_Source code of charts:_
•••••
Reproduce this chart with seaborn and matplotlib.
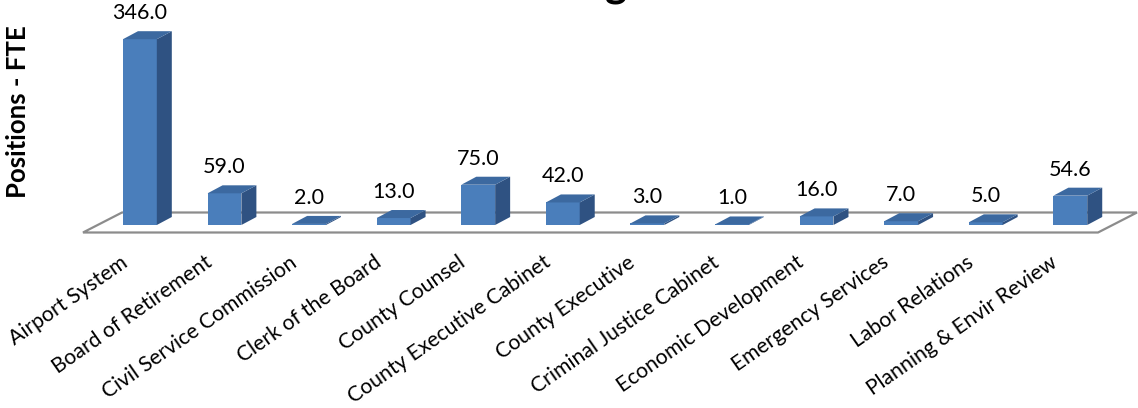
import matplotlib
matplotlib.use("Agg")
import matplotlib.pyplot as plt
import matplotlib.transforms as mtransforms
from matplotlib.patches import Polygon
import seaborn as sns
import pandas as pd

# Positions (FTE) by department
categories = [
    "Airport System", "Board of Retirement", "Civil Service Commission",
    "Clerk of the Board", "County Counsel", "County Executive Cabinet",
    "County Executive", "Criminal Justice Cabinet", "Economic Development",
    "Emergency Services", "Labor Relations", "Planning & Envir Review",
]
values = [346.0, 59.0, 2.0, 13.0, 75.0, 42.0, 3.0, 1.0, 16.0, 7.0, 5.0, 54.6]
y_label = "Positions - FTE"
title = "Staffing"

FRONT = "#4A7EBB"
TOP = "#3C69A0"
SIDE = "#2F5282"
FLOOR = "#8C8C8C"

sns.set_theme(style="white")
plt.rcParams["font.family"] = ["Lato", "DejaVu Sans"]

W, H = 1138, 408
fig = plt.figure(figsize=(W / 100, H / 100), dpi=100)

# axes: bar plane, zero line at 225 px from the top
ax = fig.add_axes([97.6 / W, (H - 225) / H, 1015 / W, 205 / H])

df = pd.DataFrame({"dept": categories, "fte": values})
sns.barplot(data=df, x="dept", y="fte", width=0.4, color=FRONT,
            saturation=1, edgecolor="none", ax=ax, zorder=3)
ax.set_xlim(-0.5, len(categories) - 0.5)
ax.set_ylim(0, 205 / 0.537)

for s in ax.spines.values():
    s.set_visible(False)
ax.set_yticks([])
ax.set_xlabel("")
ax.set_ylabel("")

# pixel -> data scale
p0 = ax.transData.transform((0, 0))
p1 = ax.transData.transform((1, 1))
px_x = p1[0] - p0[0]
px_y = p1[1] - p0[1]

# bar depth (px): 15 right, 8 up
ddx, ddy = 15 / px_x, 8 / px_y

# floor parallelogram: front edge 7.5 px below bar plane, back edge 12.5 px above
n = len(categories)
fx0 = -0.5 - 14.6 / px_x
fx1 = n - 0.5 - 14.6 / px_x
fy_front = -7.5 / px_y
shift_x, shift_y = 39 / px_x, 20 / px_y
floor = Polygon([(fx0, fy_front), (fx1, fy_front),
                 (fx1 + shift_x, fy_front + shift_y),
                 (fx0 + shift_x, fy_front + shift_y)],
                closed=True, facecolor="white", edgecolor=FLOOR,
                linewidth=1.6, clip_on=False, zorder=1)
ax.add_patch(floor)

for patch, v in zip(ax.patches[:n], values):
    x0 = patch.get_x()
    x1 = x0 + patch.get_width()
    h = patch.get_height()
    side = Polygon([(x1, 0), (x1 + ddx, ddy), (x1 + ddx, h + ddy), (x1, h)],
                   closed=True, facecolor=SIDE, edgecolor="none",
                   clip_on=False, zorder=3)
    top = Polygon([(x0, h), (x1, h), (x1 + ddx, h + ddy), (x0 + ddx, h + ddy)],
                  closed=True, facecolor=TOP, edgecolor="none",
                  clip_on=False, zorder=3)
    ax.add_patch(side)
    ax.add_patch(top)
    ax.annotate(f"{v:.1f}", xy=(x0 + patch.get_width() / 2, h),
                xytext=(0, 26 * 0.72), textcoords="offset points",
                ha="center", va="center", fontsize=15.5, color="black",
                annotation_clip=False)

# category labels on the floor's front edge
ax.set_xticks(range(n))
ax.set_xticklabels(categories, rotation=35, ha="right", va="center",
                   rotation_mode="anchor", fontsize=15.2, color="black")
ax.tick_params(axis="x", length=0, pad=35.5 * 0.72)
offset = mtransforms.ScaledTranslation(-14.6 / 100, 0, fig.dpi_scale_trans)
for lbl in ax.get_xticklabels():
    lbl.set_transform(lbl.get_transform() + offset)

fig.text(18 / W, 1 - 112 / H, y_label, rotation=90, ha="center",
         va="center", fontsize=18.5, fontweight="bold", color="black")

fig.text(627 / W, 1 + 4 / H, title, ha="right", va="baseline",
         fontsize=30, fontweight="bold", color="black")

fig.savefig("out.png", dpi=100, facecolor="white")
•••••
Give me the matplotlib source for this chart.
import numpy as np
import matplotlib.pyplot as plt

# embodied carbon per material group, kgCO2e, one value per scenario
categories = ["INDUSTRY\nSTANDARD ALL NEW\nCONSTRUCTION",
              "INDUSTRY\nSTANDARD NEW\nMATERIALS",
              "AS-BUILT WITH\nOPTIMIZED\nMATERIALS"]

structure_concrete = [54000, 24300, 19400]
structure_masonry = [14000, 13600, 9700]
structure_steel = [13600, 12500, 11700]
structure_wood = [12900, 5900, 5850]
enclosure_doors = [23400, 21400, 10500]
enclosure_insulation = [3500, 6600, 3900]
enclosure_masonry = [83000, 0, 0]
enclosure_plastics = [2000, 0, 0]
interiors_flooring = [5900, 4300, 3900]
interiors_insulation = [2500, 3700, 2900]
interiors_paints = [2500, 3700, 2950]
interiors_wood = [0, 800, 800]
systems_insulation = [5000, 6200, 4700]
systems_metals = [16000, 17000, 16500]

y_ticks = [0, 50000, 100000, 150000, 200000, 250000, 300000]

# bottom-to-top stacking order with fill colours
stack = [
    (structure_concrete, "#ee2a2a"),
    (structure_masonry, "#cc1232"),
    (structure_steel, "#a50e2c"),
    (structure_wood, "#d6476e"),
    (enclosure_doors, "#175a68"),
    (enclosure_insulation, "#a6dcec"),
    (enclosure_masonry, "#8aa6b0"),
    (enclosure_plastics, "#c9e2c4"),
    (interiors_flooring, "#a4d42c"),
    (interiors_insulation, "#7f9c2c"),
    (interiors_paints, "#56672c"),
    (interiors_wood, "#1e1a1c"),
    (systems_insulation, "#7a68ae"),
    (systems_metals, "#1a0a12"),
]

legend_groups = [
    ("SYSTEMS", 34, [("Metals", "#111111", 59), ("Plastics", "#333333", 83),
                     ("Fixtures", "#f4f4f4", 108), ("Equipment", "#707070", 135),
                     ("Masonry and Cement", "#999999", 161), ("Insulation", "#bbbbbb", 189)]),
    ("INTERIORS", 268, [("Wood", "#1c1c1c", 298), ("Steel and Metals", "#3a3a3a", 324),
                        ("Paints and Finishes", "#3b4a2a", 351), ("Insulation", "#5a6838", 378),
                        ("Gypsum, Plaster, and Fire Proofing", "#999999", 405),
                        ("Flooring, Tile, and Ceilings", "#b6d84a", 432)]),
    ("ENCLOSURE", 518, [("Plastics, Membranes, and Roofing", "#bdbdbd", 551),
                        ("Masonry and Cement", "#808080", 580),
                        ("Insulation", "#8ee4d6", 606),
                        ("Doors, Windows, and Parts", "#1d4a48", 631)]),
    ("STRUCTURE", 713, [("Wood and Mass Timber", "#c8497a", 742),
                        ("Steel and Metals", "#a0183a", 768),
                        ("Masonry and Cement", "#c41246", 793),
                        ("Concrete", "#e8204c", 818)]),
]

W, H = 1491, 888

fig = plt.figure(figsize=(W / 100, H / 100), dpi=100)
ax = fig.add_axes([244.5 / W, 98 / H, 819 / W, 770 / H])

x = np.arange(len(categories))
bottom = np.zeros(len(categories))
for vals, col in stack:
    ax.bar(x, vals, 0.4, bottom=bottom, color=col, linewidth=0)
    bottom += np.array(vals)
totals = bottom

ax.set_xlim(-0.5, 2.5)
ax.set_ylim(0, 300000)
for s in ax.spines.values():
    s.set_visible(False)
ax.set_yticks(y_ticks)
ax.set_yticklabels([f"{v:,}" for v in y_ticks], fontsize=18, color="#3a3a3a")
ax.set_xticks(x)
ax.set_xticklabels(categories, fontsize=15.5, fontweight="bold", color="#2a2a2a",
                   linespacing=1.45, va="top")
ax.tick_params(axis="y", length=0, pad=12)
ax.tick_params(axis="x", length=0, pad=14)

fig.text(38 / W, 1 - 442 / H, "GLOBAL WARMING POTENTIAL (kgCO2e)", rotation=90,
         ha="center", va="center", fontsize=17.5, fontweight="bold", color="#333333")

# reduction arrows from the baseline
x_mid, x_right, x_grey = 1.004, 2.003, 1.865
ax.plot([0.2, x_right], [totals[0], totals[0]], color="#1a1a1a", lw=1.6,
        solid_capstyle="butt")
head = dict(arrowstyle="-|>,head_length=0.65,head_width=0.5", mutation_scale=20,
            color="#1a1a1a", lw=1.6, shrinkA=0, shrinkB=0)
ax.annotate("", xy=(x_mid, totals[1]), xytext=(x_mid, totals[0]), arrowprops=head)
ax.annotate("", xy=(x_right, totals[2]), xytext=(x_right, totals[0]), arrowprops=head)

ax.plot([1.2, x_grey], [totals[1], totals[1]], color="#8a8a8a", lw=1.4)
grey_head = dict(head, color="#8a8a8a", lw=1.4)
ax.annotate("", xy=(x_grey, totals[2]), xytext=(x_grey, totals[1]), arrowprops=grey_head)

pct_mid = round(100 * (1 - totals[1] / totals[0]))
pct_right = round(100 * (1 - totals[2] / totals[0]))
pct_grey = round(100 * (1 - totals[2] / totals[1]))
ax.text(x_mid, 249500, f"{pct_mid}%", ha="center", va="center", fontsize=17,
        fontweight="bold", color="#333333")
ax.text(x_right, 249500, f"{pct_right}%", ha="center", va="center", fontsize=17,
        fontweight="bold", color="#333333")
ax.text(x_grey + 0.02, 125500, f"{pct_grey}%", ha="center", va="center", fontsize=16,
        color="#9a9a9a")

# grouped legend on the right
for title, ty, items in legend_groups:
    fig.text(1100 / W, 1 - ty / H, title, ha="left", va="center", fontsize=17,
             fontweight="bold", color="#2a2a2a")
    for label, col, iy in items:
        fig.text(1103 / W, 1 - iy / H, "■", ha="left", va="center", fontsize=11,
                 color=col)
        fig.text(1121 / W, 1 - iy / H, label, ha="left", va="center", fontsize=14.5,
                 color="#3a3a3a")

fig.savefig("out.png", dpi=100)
•••••
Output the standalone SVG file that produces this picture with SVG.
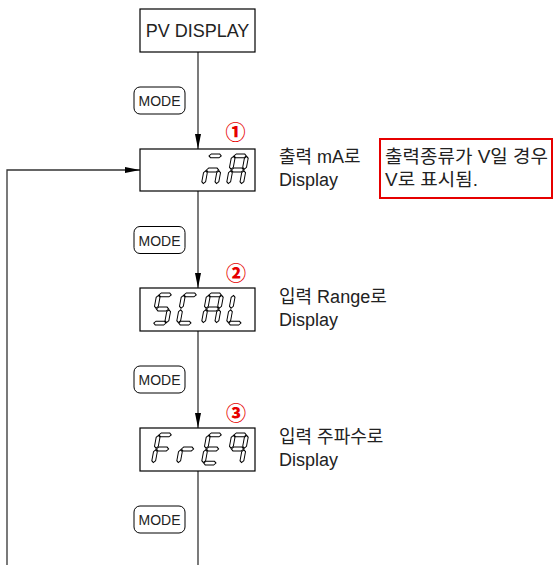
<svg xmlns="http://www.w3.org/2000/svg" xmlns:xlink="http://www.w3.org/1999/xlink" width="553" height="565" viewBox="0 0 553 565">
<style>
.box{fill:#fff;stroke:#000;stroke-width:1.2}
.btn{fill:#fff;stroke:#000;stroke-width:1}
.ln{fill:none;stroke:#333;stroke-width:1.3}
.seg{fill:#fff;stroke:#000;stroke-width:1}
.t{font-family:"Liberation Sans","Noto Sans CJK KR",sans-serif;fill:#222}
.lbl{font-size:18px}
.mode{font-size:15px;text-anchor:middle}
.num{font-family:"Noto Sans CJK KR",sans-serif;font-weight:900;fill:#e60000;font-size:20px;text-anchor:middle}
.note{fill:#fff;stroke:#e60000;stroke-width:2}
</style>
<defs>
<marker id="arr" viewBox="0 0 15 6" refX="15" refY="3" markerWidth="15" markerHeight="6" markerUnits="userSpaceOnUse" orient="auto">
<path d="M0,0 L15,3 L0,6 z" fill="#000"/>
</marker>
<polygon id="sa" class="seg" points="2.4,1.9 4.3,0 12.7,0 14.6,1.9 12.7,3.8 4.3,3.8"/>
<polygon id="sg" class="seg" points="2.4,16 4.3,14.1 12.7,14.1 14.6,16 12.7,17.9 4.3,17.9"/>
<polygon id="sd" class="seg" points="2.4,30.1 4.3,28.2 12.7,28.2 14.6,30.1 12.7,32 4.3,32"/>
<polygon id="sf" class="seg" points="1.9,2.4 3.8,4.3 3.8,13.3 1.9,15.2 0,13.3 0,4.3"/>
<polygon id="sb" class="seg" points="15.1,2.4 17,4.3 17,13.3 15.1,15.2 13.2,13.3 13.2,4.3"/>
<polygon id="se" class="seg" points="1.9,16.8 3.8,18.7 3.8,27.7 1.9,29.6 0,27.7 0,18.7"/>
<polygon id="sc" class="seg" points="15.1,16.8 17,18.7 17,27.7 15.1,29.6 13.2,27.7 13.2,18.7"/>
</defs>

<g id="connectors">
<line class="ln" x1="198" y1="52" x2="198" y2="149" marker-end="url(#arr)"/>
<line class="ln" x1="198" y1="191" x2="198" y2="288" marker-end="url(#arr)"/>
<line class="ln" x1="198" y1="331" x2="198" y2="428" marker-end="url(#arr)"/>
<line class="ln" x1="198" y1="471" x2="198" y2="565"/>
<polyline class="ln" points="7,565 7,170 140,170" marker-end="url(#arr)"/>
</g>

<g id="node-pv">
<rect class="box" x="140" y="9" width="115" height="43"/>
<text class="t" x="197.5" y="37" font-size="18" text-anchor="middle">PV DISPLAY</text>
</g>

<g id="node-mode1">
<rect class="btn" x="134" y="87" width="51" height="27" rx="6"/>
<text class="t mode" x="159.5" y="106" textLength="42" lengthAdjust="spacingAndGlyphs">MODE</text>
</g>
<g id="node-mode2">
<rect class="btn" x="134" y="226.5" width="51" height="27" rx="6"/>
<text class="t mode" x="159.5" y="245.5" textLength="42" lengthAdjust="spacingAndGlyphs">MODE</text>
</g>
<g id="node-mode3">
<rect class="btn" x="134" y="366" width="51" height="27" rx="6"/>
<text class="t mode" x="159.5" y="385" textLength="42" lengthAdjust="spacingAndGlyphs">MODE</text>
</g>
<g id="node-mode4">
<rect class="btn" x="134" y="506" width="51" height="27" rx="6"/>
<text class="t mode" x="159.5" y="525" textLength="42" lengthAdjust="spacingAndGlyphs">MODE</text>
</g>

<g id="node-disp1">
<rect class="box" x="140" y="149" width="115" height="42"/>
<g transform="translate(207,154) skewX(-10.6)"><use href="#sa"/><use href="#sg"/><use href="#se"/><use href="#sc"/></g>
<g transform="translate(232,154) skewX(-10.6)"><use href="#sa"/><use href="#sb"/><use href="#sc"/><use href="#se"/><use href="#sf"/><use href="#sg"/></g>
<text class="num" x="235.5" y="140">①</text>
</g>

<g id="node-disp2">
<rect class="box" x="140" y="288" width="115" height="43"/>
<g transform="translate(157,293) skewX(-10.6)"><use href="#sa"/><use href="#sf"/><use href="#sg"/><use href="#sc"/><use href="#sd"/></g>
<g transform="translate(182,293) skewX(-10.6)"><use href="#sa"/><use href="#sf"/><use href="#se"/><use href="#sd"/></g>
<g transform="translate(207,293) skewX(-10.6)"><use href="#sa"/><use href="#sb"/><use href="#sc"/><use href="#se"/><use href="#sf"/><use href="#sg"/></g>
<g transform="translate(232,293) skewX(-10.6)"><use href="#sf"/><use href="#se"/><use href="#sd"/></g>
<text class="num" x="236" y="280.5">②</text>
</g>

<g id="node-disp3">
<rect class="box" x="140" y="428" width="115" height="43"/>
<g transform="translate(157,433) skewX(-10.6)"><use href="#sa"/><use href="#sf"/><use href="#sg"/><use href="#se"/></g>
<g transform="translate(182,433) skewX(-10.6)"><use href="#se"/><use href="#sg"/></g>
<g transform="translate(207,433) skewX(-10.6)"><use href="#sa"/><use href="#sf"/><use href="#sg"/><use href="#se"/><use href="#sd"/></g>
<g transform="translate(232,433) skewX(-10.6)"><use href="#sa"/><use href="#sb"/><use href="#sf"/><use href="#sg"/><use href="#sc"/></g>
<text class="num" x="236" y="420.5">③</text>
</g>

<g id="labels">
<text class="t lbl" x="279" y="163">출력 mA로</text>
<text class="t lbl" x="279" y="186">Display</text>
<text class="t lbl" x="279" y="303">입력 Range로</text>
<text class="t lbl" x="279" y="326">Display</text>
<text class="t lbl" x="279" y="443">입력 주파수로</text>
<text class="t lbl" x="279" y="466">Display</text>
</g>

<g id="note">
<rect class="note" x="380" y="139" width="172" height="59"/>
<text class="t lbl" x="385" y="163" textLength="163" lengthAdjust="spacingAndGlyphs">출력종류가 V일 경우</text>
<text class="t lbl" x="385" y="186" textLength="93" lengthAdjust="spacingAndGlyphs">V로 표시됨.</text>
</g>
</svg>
•••••
_EXERCISE REQUIREMENTS:_
Pick out every line above that contains the word "matplotlib" and copy it.

_FULL OUTPUT:_
Reproduce this chart with seaborn and matplotlib.
import matplotlib
matplotlib.use("Agg")
import matplotlib.pyplot as plt
import matplotlib.transforms as mtransforms
from matplotlib.patches import Polygon
Give me the matplotlib source for this chart.
import matplotlib.pyplot as plt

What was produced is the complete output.